As journalist and Vatican-watcher Gian Guido Vecchi observed in Corriere della Sera, had this code been issued by Benedict rather than Francis, it's highly probable its content would have been identical. [DIM=8pt][What 'highly probable'? It would have been 100% identical, because the content simply codifies what was already being done in practice in Benedict's Pontificate!]

The new code is evidence of reform, in other words, just not one that began life March 13.
On a more symbolic level, a visit by the Pontiff to the Vatican garage on Thursday generated a good deal of buzz, particularly since he'd told a group of seminarians and religious a few days before that it "hurts my heart when I see a priest with the latest model car."

In some quarters the visit was trumpeted as the prelude to a fire sale, with the new Pope determined to get rid of all vestiges of papal privilege. More than one Italian commentator hauled out the old saw that the license plate on Vatican limos, which reads "SCV" for 'Stato della Citta del Vaticano", actually stands for "se Cristo vedesse," meaning "if only Christ could see!"

(For the record, the Vatican car park actually has two sections. One, the "Noble Garage," contains the 10 vehicles reserved for the Pope, including two or three Mercedes S-class sedans with the "SCV-1" license plate that Francis has never used. On those occasions when he's moved by car, he's taken a simpler Ford Focus. The other section is the "Garage of State," containing roughly 50 vehicles used by other Vatican personnel.)

In truth, there was less to the visit than met the eye.

First, new Popes routinely make the rounds of Vatican facilities and personnel to introduce themselves and to formally take the reins [exactly like his much-delayed first official visit to Castel Gandolfo]. The visit by Francis to the garage had already been planned, and officials say it was not designed to herald the beginning of the end of the papal fleet. While there, Francis did not designate any vehicles for liquidation.

Second, as veteran Vatican writer Luigi Accattoli observed, even getting rid of every vehicle in the collection wouldn't really generate any savings, since these cars are donated to the Holy See by their manufacturers obviously hoping for the PR benefits of seeing the pope tool around in one of their products.
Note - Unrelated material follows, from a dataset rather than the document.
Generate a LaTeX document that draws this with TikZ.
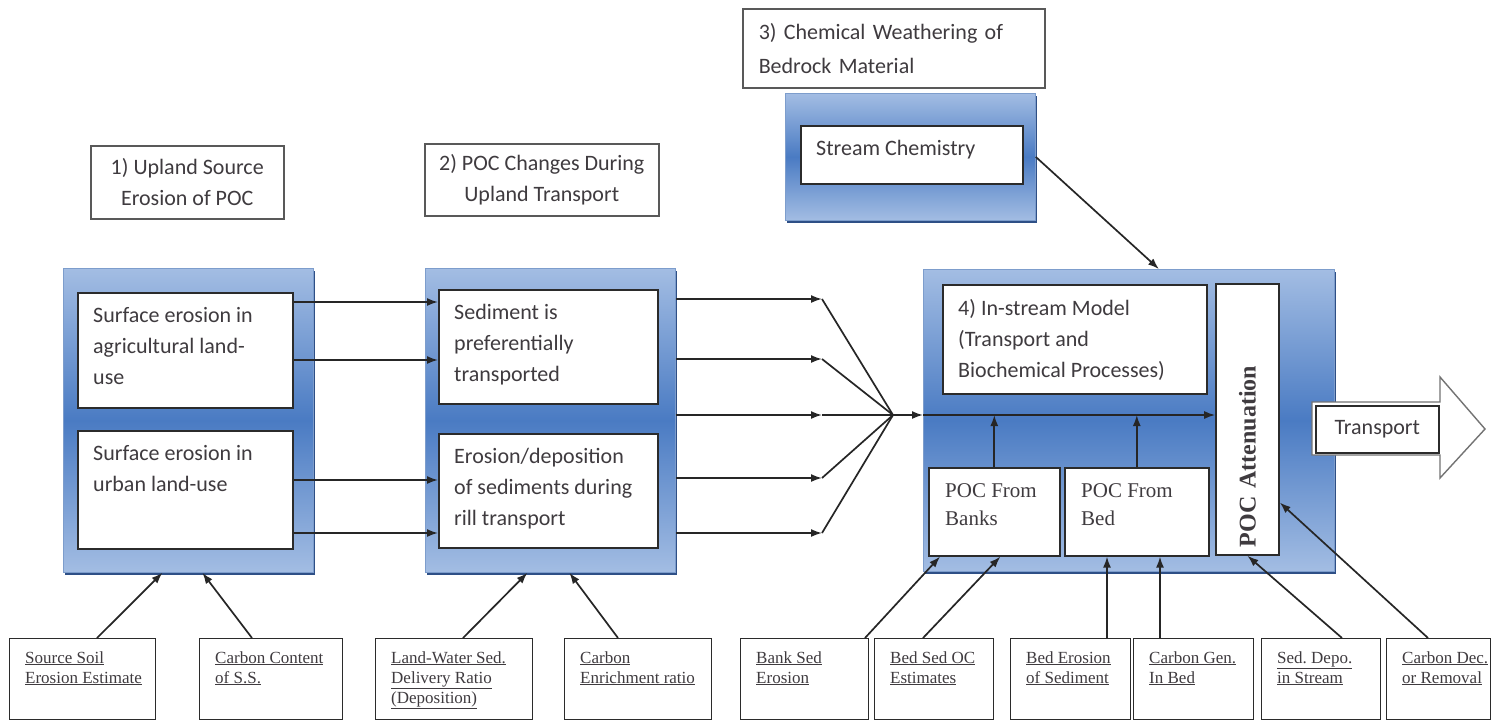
\documentclass[tikz,border=0pt]{standalone}
\usepackage{fontspec}
\setmainfont{Liberation Serif}
\setsansfont{Carlito}
\usetikzlibrary{arrows.meta,shadows,calc}
\frenchspacing
\definecolor{paleblue}{HTML}{A3BDE3}
\definecolor{deepblue}{HTML}{4A7BC3}
\definecolor{shadeblue}{HTML}{2E4F86}
\definecolor{rimblue}{HTML}{7D9DCC}
\definecolor{inkgray}{HTML}{3F3B3F}
\definecolor{boxgray}{HTML}{2B2B2B}
\newcommand{\calib}{\sffamily\fontsize{22}{31}\selectfont}
\newcommand{\timesmd}{\rmfamily\fontsize{21}{28}\selectfont}
\newcommand{\timessm}{\rmfamily\fontsize{17}{20}\selectfont}
\newcommand{\ul}[1]{\underline{#1}}
\tikzset{
  panel/.style={draw=rimblue, line width=0.8pt, top color=paleblue, bottom color=paleblue,
    middle color=deepblue, general shadow={fill=shadeblue, shadow xshift=2pt, shadow yshift=-3pt},
    anchor=north west, inner sep=0pt},
  wbox/.style={draw=boxgray, line width=1.6pt, fill=white, anchor=north west, inner sep=0pt,
    label={[anchor=north west, inner sep=0pt, align=left, text=inkgray, font=\calib,
      xshift=16pt, yshift=-15pt]north west:{#1}}},
  tbox/.style={draw=boxgray, line width=1.6pt, fill=white, anchor=north west, inner sep=0pt,
    label={[anchor=north west, inner sep=0pt, align=left, text=inkgray, font=\timesmd,
      xshift=17pt, yshift=-16pt]north west:{#1}}},
  ibox/.style={draw=boxgray, line width=1.4pt, fill=white, anchor=north west, inner sep=0pt,
    minimum height=81,
    label={[anchor=north west, inner sep=0pt, align=left, text=inkgray, font=\timessm,
      xshift=16pt, yshift=-13pt]north west:{#1}}},
  hbox/.style={draw=black!65, line width=1.5pt, fill=white, anchor=north west, inner sep=0pt,
    font=\calib, text=inkgray},
  arr/.style={-{Latex[length=11pt,width=8pt]}, line width=1.7pt, draw=black!85},
  conn/.style={line width=1.7pt, draw=black!85}
}
\begin{document}
\begin{tikzpicture}[x=1pt,y=-1pt]
  \useasboundingbox[fill=white] (0,0) rectangle (1492,721);
  % headings
  \node[hbox, align=center, minimum width=193, minimum height=73] (title1) at (90,145)
    {1) Upland Source\\Erosion of POC};
  \node[hbox, align=center, minimum width=234, minimum height=72] (title2) at (424,143)
    {2) POC Changes During\\Upland Transport};
  \node[hbox, align=left, font=\sffamily\fontsize{22}{34}\selectfont, text width=270,
    inner xsep=16pt, minimum height=79] (title3) at (742,8)
    {3) Chemical Weathering of\\Bedrock Material};
  % panels
  \node[panel, minimum width=250, minimum height=127] (chempanel) at (785,93) {};
  \node[panel, minimum width=250, minimum height=304] (srcpanel) at (63,268) {};
  \node[panel, minimum width=250, minimum height=304] (uplpanel) at (425,268) {};
  \node[panel, minimum width=411, minimum height=302] (streampanel) at (923,269) {};
  % boxes
  \node[wbox={Stream Chemistry}, minimum width=222, minimum height=58] (chem) at (800,125) {};
  \node[wbox={Surface erosion in\\agricultural land-\\use}, minimum width=215, minimum height=115]
    (agri) at (77,292) {};
  \node[wbox={Surface erosion in\\urban land-use}, minimum width=215, minimum height=118]
    (urban) at (77,430) {};
  \node[wbox={Sediment is\\preferentially\\transported}, minimum width=219, minimum height=114]
    (pref) at (438,289) {};
  \node[wbox={Erosion/deposition\\of sediments during\\rill transport}, minimum width=219,
    minimum height=114] (rill) at (438,433) {};
  \node[wbox={4) In-stream Model\\(Transport and\\Biochemical Processes)}, minimum width=264,
    minimum height=109] (model) at (942,284) {};
  \node[tbox={POC From\\Banks}, minimum width=131, minimum height=88] (banks) at (928,467) {};
  \node[tbox={POC From\\Bed}, minimum width=144, minimum height=88] (bed) at (1064,467) {};
  \node[draw=boxgray, line width=1.6pt, fill=white, rotate=90, minimum width=271, minimum height=63,
    inner xsep=8pt, inner ysep=0pt, text width=255, align=left, text=inkgray,
    font=\rmfamily\bfseries\fontsize{24}{28}\selectfont] (atten) at (1247.5,419.5) {POC Attenuation};
  % transport arrow
  \draw[draw=black!55, line width=1.4pt, fill=white] (1312,402) -- (1440,402) -- (1440,377)
    -- (1485,429) -- (1440,478) -- (1440,455) -- (1312,455) -- cycle;
  \node[hbox, draw=boxgray, line width=1.6pt, minimum width=123, minimum height=47] (transp)
    at (1315,405) {Transport};
  % inputs
  \node[ibox={\ul{Source Soil}\\\ul{Erosion Estimate}}, minimum width=146] (soil) at (9,638) {};
  \node[ibox={\ul{Carbon Content}\\\ul{of S.S.}}, minimum width=143] (ccont) at (199,638) {};
  \node[ibox={\ul{Land-Water Sed.}\\\ul{Delivery Ratio}\\\ul{(Deposition)}}, minimum width=157]
    (ldr) at (375,638) {};
  \node[ibox={\ul{Carbon}\\\ul{Enrichment ratio}}, minimum width=147] (cenr) at (564,638) {};
  \node[ibox={\ul{Bank Sed}\\\ul{Erosion}}, minimum width=128] (banksed) at (740,638) {};
  \node[ibox={\ul{Bed Sed OC}\\\ul{Estimates}}, minimum width=119] (bedsed) at (874,638) {};
  \node[ibox={\ul{Bed Erosion}\\\ul{of Sediment}}, minimum width=120] (beder) at (1010,638) {};
  \node[ibox={\ul{Carbon Gen.}\\\ul{In Bed}}, minimum width=120] (cgen) at (1133,638) {};
  \node[ibox={\ul{Sed. Depo.}\\\ul{in Stream}}, minimum width=119] (sdepo) at (1261,638) {};
  \node[ibox={\ul{Carbon Dec.}\\\ul{or Removal}}, minimum width=104] (cdec) at (1386,638) {};
  % connectors
  \foreach \yy in {302,360}
    \draw[arr] (agri.east |- 0,\yy) -- (pref.west |- 0,\yy);
  \foreach \yy in {480,533}
    \draw[arr] (urban.east |- 0,\yy) -- (rill.west |- 0,\yy);
  \coordinate (hub) at (893,415);
  \foreach \yy [count=\i] in {299,359,415,478,533} {
    \coordinate (f\i) at (822,\yy);
    \draw[arr] (uplpanel.east |- f\i) -- (f\i);
    \draw[conn] (f\i) -- (hub);
  }
  \draw[arr] (hub) -- (streampanel.west |- hub);
  \draw[arr] (streampanel.west |- hub) -- (atten.north |- hub);
  \draw[arr] (banks.north) -- (banks.north |- hub);
  \draw[arr] (bed.north) -- (bed.north |- hub);
  \draw[arr] (chempanel.east) -- ($(streampanel.north)+(30,0)$);
  \draw[arr] ($(soil.north west)+(88,0)$) -- ($(srcpanel.south)+(-26,0)$);
  \draw[arr] ($(ccont.north west)+(53,0)$) -- ($(srcpanel.south)+(14,0)$);
  \draw[arr] ($(ldr.north west)+(88,0)$) -- ($(uplpanel.south)+(-23,0)$);
  \draw[arr] ($(cenr.north west)+(54,0)$) -- ($(uplpanel.south)+(19,0)$);
  \draw[arr] ($(banksed.north west)+(125,0)$) -- ($(banks.south west)+(12,0)$);
  \draw[arr] ($(bedsed.north west)+(49,0)$) -- ($(banks.south)+(6,0)$);
  \draw[arr] ($(beder.north west)+(97,0)$) -- ($(bed.south west)+(43,0)$);
  \draw[arr] ($(cgen.north west)+(27,0)$) -- ($(bed.south west)+(96,0)$);
  \draw[arr] ($(sdepo.north west)+(81,0)$) -- (atten.west);
  \draw[arr] ($(cdec.north west)+(42,0)$) -- ($(atten.south)+(0,83)$);
\end{tikzpicture}
\end{document}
If anything, junking the papal fleet might inflict more belt-tightening on the Mercedes corporation than on the Vatican.

No doubt, Francis prefers modest means of transportation, and it's tough to imagine that cardinals and other princes of the Church will be so brazen as to take elegant limousines in contrast to the pope's example. [Not that the papal Mercedes looked like 'elegant limousines' at all - they seem rather staid and discreet, compared to say the flashier American models like Ford's Continental limousines, of Cadillacs; they are distinguished to the average eye only by a small papal seal embossed in metal on the right rear door.] A certain simplification is therefore underway, but just dropping by the garage isn't in itself the stuff of high drama.

Third, bloggers recently went to town with the "scoop" that there will be no bed for Pope Francis aboard the papal plane carrying him to Rio de Janeiro next week for World Youth Day, spinning it as another act of self-denial. One report suggested that Francis had ordered the Secretariat of State to make sure there wasn't a bed. [COLO9E=#0026FF][It was the report that set off the firestorm, and it wasn't a blog. It was a 'scoop' by Andrea Tornielli, except that Fr. Lombardi promptly denied its allegations in toto,, and Tornielli withdrew the story online.] That narrative metastasized for a day or so until Jesuit Fr. Federico Lombardi, the Vatican spokesperson, felt obliged to respond.

"There was never any letter from the Secretariat of State to Alitalia about the preparation of the plane," Lombardi said.

"The question of having a bed on board never came up, because today the seats are very comfortable and allow for a good rest, so there's no reason to think about another set-up."

"Pope Benedict also never had any bed in recent years, for example on his flights to and from Africa," Lombardi added.

For the record, there is no such thing as the "papal plane" in the sense of a jet belonging to the pope and in exclusive use by the Vatican, like Air Force One in the United States. Instead, when the pope travels, he normally takes Alitalia on the outbound leg and the national carrier of whatever country he's visiting coming back, in both cases using a normal passenger jet assigned by the company for that day.

The only real perk for the pope is that he gets to sit in the first row of business class [???? Surely it's first c;ass. not business class!], usually by himself, but other than that it's pretty much the same experience as anyone else making an intercontinental flight. Francis seems content with that arrangement, but it hardly started with him.

For sure, there are real indications of change under Francis -- the appointment of eight cardinals from around the world to make Church governance more collegial, for instance, and the creation of a commission to investigate the Vatican bank along with the resignations of its senior leadership. No doubt, there's more to come.

In the meantime, however, these three examples suggest a dose of caution: Just because there's a revolution going on [Is there objective support for that, so far, or is it merely a projection of media's wishful thinking?] doesn't mean absolutely everything that happens is revolutionary. [Which is what results because the herd thinking in media is not just devoid of objective criteria to apply to all Popes - at least to Benedict and Francis - equally, but also entirely without a sense of perspective, in which they do not distinguish between the trivial and incidental, and that which is truly significant and purposeful.]